Q&A with NH Institute of Art President Kent Devereaux

Jodie Andruskevich

When former NH Institute of Art President Roger Williams retired at the end of 2013, the committee began its search for a suitable replacement and found the perfect fit: Kent Devereaux.

In early 2014, Devereaux was working as a professor and chair of the music department at Cornish College of the Arts in Seattle, where he also served as director of the Seattle Jazz Experience, a youth jazz festival he co-founded. Before that, he served as senior vice president and dean of curriculum for Kaplan University, and taught for many years at the School of Art Institute of Chicago and California Institute of the Arts. While at the Encyclopedia Britannica, he was instrumental in bringing the publisher online.

As a composer and director, Devereaux has collaborated with artists from around the world and performed at venues like the Brooklyn Academy of Music, Chicago’s Steppenwolf Theatre and the Walker Arts Center in Minneapolis.

Devereaux started his tenure at NHIA in January.

Q. What interested you in the NHIA and New Hampshire?

A. This is my fourth arts college, and you start to realize, if you do something long enough, after a while, you might know a thing or two. When they called me about this position, some of the challenges the institute has, I have seen the same challenges at previous colleges and I know how to fix them. That excited me. I thought, “been there, done that.” So I knew I could make an impact and add value to the institute.

What really excited me was that it’s located right downtown in Manchester, and it’s played a part in the revitalization of Manchester in the last 20 years. And in the next 10 years, the institution will probably double in size, and with our partnership with UNH, we complement each other perfectly. As each of these colleges thrive, it’s just going to contribute to the vitality and growth of Manchester as a positive place to be.

We’re pretty excited how Manchester, now with seven colleges, has become a college town just by chance. There are few opportunities for that nationwide – the possibility of an arts college to make a positive impact on its community.

Q. Having grown up on the West Coast, and lived in Chicago, what is your impression of New Hampshire?

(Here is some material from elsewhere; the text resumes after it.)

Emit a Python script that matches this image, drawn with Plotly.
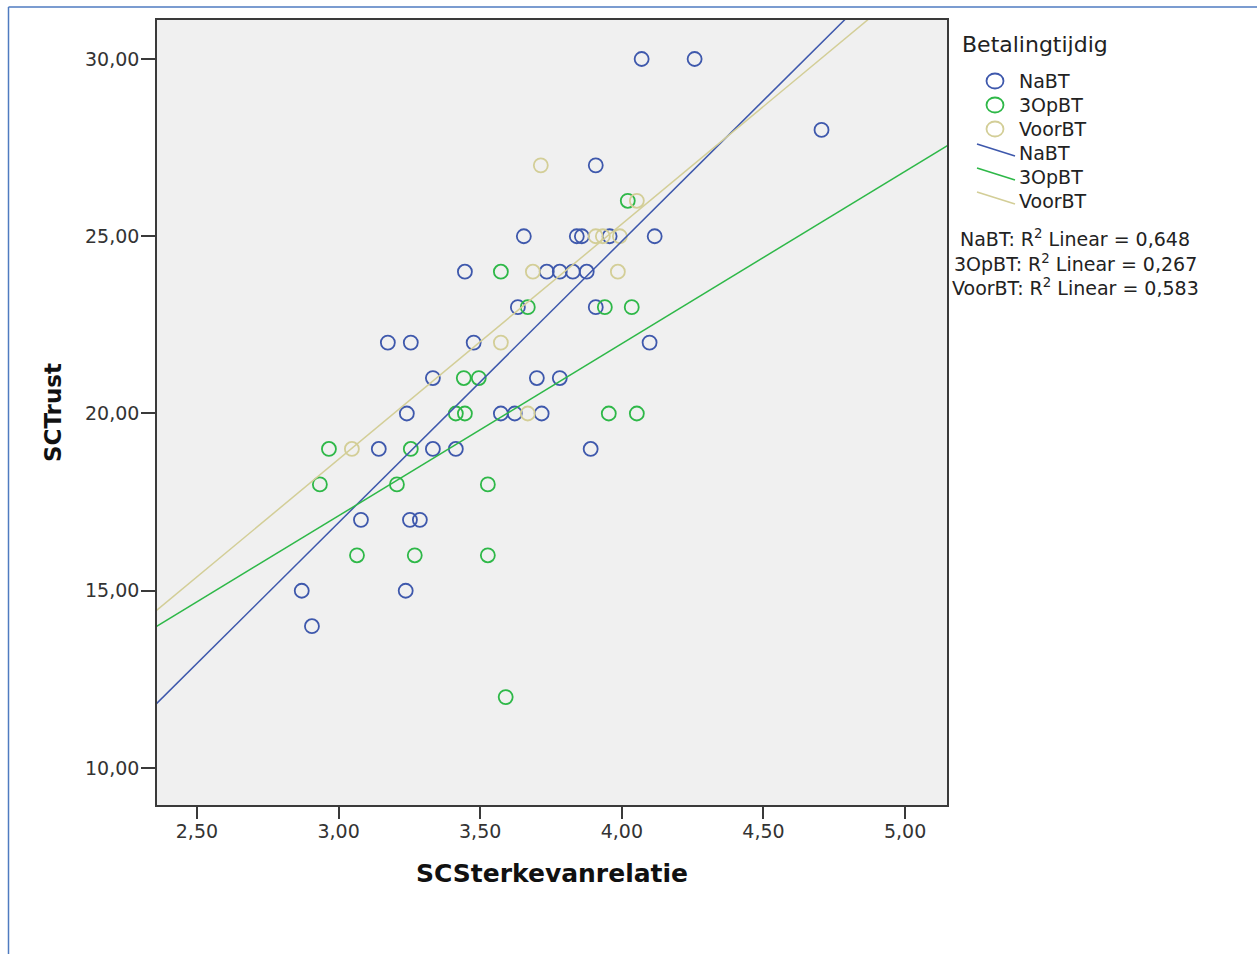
import plotly.graph_objects as go

# ---- data ----
nabt_x = [4.070, 4.257, 4.705, 3.908,
          3.654, 3.841, 3.859, 3.957, 4.116,
          3.446, 3.735, 3.781, 3.827, 3.876,
          3.633, 3.908,
          3.174, 3.255, 3.477, 4.098,
          3.333, 3.700, 3.781,
          3.241, 3.573, 3.622, 3.717,
          3.142, 3.333, 3.414, 3.890,
          3.079, 3.252, 3.287,
          2.870, 3.237,
          2.906]
nabt_y = [30, 30, 28, 27,
          25, 25, 25, 25, 25,
          24, 24, 24, 24, 24,
          23, 23,
          22, 22, 22, 22,
          21, 21, 21,
          20, 20, 20, 20,
          19, 19, 19, 19,
          17, 17, 17,
          15, 15,
          14]

opbt_x = [4.021,
          3.573,
          3.668, 3.940, 4.035,
          3.442, 3.495,
          3.414, 3.446, 3.954, 4.053,
          2.966, 3.255,
          2.934, 3.206, 3.527,
          3.065, 3.269, 3.527,
          3.590]
opbt_y = [26,
          24,
          23, 23, 23,
          21, 21,
          20, 20, 20, 20,
          19, 19,
          18, 18, 18,
          16, 16, 16,
          12]

voor_x = [3.714, 4.053, 3.908, 3.933, 3.993, 3.686, 3.986, 3.573, 3.668, 3.047]
voor_y = [27, 26, 25, 25, 25, 24, 24, 22, 20, 19]

# fitted lines (slope, intercept)
fit_nabt = (7.94, -6.90)
fit_opbt = (4.858, 2.54)
fit_voor = (6.636, -1.20)

names = ["NaBT", "3OpBT", "VoorBT"]
colors = ["#3E58AC", "#2EB848", "#D3CE97"]
r2_values = ["0,648", "0,267", "0,583"]
legend_title = "Betalingtijdig"

x_range = [2.359, 5.148]
y_range = [8.956, 31.10]
x_ticks = [2.5, 3.0, 3.5, 4.0, 4.5, 5.0]
y_ticks = [10, 15, 20, 25, 30]

# ---- layout geometry (pixels) ----
W, H = 1257, 954
L, R, T, B = 157, 947, 20, 805


def px(xp):
    return (xp - L) / (R - L)


def py(yp):
    return (B - yp) / (B - T)


fig = go.Figure()

for nm, xs, ys, c in zip(names, [nabt_x, opbt_x, voor_x], [nabt_y, opbt_y, voor_y], colors):
    fig.add_trace(go.Scatter(
        x=xs, y=ys, mode="markers", name=nm, showlegend=False,
        marker=dict(symbol="circle-open", size=14, color=c, line=dict(width=1.8, color=c)),
    ))

for nm, (m, b), c in zip(names, [fit_nabt, fit_opbt, fit_voor], colors):
    lx = [x_range[0] - 0.1, x_range[1] + 0.1]
    fig.add_trace(go.Scatter(
        x=lx, y=[m * v + b for v in lx], mode="lines", name=nm, showlegend=False,
        line=dict(color=c, width=1.5),
    ))

tick_font = dict(family="DejaVu Sans, Verdana, sans-serif", size=19, color="#333333")
title_font = dict(family="DejaVu Sans, Verdana, sans-serif", size=25, color="#111111")
leg_font = dict(family="DejaVu Sans, Verdana, sans-serif", size=19, color="#222222")

fig.update_layout(
    width=W, height=H,
    margin=dict(l=L, r=W - R, t=T, b=H - B),
    paper_bgcolor="white",
    plot_bgcolor="#F0F0F0",
    separators=",.",
    showlegend=False,
    xaxis=dict(
        range=x_range, tickvals=x_ticks, tickformat=".2f",
        showgrid=False, zeroline=False, showline=True, mirror=True,
        linecolor="#3a3a3a", linewidth=1.6,
        ticks="outside", ticklen=12, tickwidth=1.6, tickcolor="#3a3a3a",
        ticklabelstandoff=-4,
        tickfont=tick_font,
        title=dict(text="<b>SCSterkevanrelatie</b>", font=title_font, standoff=24),
    ),
    yaxis=dict(
        range=y_range, tickvals=y_ticks, tickformat=".2f",
        showgrid=False, zeroline=False, showline=True, mirror=True,
        linecolor="#3a3a3a", linewidth=1.6,
        ticks="outside", ticklen=14, tickwidth=1.6, tickcolor="#3a3a3a",
        ticklabelstandoff=-2,
        tickfont=tick_font,
        title=dict(text="<b>SCTrust</b>", font=dict(title_font, size=23), standoff=17),
    ),
)

# ---- legend drawn SPSS-style ----
fig.add_annotation(xref="paper", yref="paper", x=px(960), y=py(45), text=legend_title,
                   showarrow=False, xanchor="left", yanchor="middle",
                   font=dict(leg_font, size=22))

marker_rows = [81, 105, 129]
line_rows = [153, 177, 201]
for i, (nm, c) in enumerate(zip(names, colors)):
    ym = marker_rows[i]
    fig.add_shape(type="circle", xref="paper", yref="paper",
                  xsizemode="pixel", ysizemode="pixel",
                  xanchor=px(995), yanchor=py(ym), x0=-8.5, x1=8.5, y0=-7.5, y1=7.5,
                  line=dict(color=c, width=1.8))
    fig.add_annotation(xref="paper", yref="paper", x=px(1017), y=py(ym), text=nm,
                       showarrow=False, xanchor="left", yanchor="middle", font=leg_font)
    yl = line_rows[i]
    fig.add_shape(type="line", xref="paper", yref="paper",
                  x0=px(977), y0=py(yl - 9), x1=px(1015), y1=py(yl + 3),
                  line=dict(color=c, width=1.6))
    fig.add_annotation(xref="paper", yref="paper", x=px(1017), y=py(yl), text=nm,
                       showarrow=False, xanchor="left", yanchor="middle", font=leg_font)

for i, (nm, r2) in enumerate(zip(names, r2_values)):
    fig.add_annotation(
        xref="paper", yref="paper", x=px(1075), y=py(238 + 24.5 * i),
        text=f"{nm}: R<sup>2</sup> Linear = {r2}", showarrow=False,
        xanchor="center", yanchor="middle", font=leg_font,
    )

# outer blue page frame
fig.add_shape(type="line", xref="paper", yref="paper",
              x0=px(8.5), x1=px(W + 20), y0=py(7), y1=py(7),
              line=dict(color="#4F7BC0", width=1.5))
fig.add_shape(type="line", xref="paper", yref="paper",
              x0=px(8.5), x1=px(8.5), y0=py(7), y1=py(H + 20),
              line=dict(color="#4F7BC0", width=1.5))

fig.write_html("out.html")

A. The state is one big community, instead of six degrees of separation, there’s two degrees of separation, if not one. Also, I was surprised that since I have not worked in northern New England before I had known the population as stern, not very friendly, and I found it’s quite the opposite. Everybody is extremely friendly, extremely giving of their time, in terms of making introductions and honestly being interested in what you’re doing.

Q. Tell me more about your work at the Encyclopedia Britannica.

A. One of the most fascinating jobs I ever had. For me, it typifies different pursuits artists take in life. I had been involved all through the ‘80s and early ‘90s with the intersection of arts and technology in interesting ways, and that was partially because I grew up in Silicon Valley.

Most of higher education in the mid-‘80s and early ‘90s were really adopters of the Internet before it became commercialized. So throughout the ‘90s I did a lot of consulting work, and I got a call one day from the Encyclopedia Britannica to move its effort online. It was just too good of an opportunity to pass up, and I did that for 2, 3 years. It was a business that had over $300 billion in revenue, and by the late ’90s, it had been losing money for 10 years. It was a lot of work. It had to do with how do you take something in a print format and express it in an online arena. It’s amazing how much the world changed. We launched the first advertising search engine in existence.

Q. There have been concerns about the value of a college degree, especially in a field like the arts. What do you say to that?

A. That’s a challenge for America, for society in general. The arts, really, it’s a broad field, when you think that illustration, animation, Web design just didn’t exist before in terms of product design and user experience design and just a whole variety of things that are an emergence of the creativity economy in the last 30 years.

The arts are a greater percentage of the economy. Artists don’t make as much as an investment banker or petrochemical engineer, artists on average make an OK living.

A Snap survey found artists on the whole are much happier in their lives than the general population. They’re happy with their choice and their much happier with their choice than other professions. We try to stress those things –reasonable expectations that you won’t make as much as an investment banker, but your career may take you on a different path that you didn’t even imagine.

It’s really amazing all of the creative pursuits that have opened up those job opportunities. And a lot of 18-, 19-years-olds who come to study aren’t aware of those.

Q. As is being discussed in other areas of study, should the arts cater to teaching real career skills?

A. There’s too much of a focus on fitting job needs. If you think about it, I was very well served by my college education. You want to prepare students today to have transferable skills – to have critical thinking and problem-solving skills and collaborate with others.

It’s our job to make sure people can communicate and collaborate and write and be an informed citizenry. That’s no different if you’re teaching the arts, the sciences or business.